Já vos aconteceu verem ou reverem um filme que sempre
deixaram na lista de espera por saberem da sua reputação duvidosa ou do qual
tinham uma impressão negativa e um dia finalmente escolhem sentar-se em frente
ao ecrã para tirar a prova dos nove e no fim acham que até nem era assim tão
mau? Comigo passou-me mais recentemente com 9 ½ Weeks. Descrito na altura como
o filme mainstream mais erótico desde Last Tango In Paris (que para mim sempre
foi mais deprimente que qualquer outra coisa), foi recebido como um objecto
ridículo e repleto de momentos constrangedores. Não deixa de ser irónico que na
mais pirosa das décadas um filme minimamente sofisticado como este tenha sido
tratado como se já estivesse ultrapassado.
Obviamente, conseguem-se distinguir sinais dos anos 80 em
muitos lados, a começar pela banda sonora (a Slave To Love do Bryan Ferry é
como o algodão, não engana), mas Adrian Lyne sabe usar a cidade de Nova Iorque
para servir a sua história como poucos, basta ver a atmosfera de terror urbano
que emana de Jacob’s Ladder ou a distância emocional que os cenários de 9 ½
Weeks transmitem. Nas assépticas galerias de arte do Soho, nos escritórios de
Wall Street ou nos becos desertos e fumacentos por detrás das grandes avenidas,
os protagonistas encontram validação para se concentrarem na carnalidade. Por
outro lado, a multiculturalidade é usada no início para simbolizar a entrada de
Elizabeth num mundo dos sentidos que lhe é estrangeiro.

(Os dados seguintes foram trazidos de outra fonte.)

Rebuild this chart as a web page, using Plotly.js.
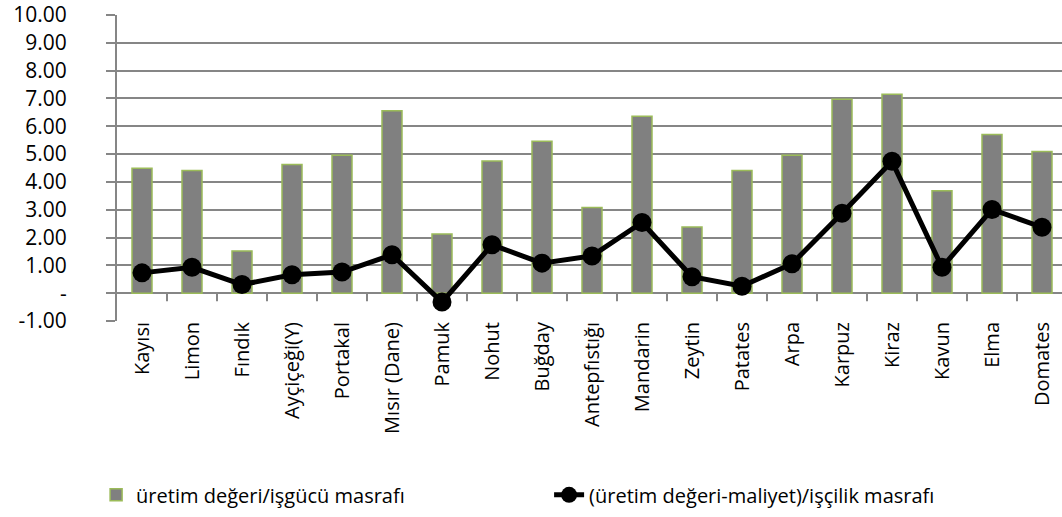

O primeiro contacto com John Gray acontece numa mercearia
chinesa e o primeiro encontro num restaurante italiano. A atracção entre ambos
é evidente e o lado brincalhão dele vem ao de cima, especialmente quando no dia
seguinte vão à feira popular. Rapidamente os jogos passam a ser outros e
Elizabeth deixa-se ir, liberta-se, depois de anos presa num casamento que
acabou em divórcio. Em breve passam a haver apenas dois tipos de cenas: aquelas
em que estão vestidos e aquelas em que estão despidos (maioritariamente Kim
Basinger). Beneficiando com a voz fagueira e o estilo enigmático dum Mickey
Rourke pré-cirurgias, o filme consegue manter sempre em fundo um tom de
imprevisibilidade que, compreensivelmente, consegue excitar Elizabeth.
Aqui sim, há muita sensualidade, basta relembrar o mítico
striptease ao som de You Can Leave Your Hat On de Joe Cocker, uma cena que,
como muitas outras ao longo de 9 ½ Weeks, é favorecida pelo trabalho fantástico
ao nível de iluminação, usando as sombras para realçar as curvas da protagonista
e manter a aura de mistério e risco associada à relação. A falta de
sensibilidade de John torna-se evidente mas Elizabeth abandona o barco quando
sente que estão a ser ultrapassados os limites do respeito, mostrando ser uma
mulher forte e fazendo a distinção entre prazer e deboche. Tudo considerado,
quanto muito é um filme longo demais e que desenvolve mal os seus ténues sub-enredos
(ex-marido e o artista), mas não deixa de ter o seu charme.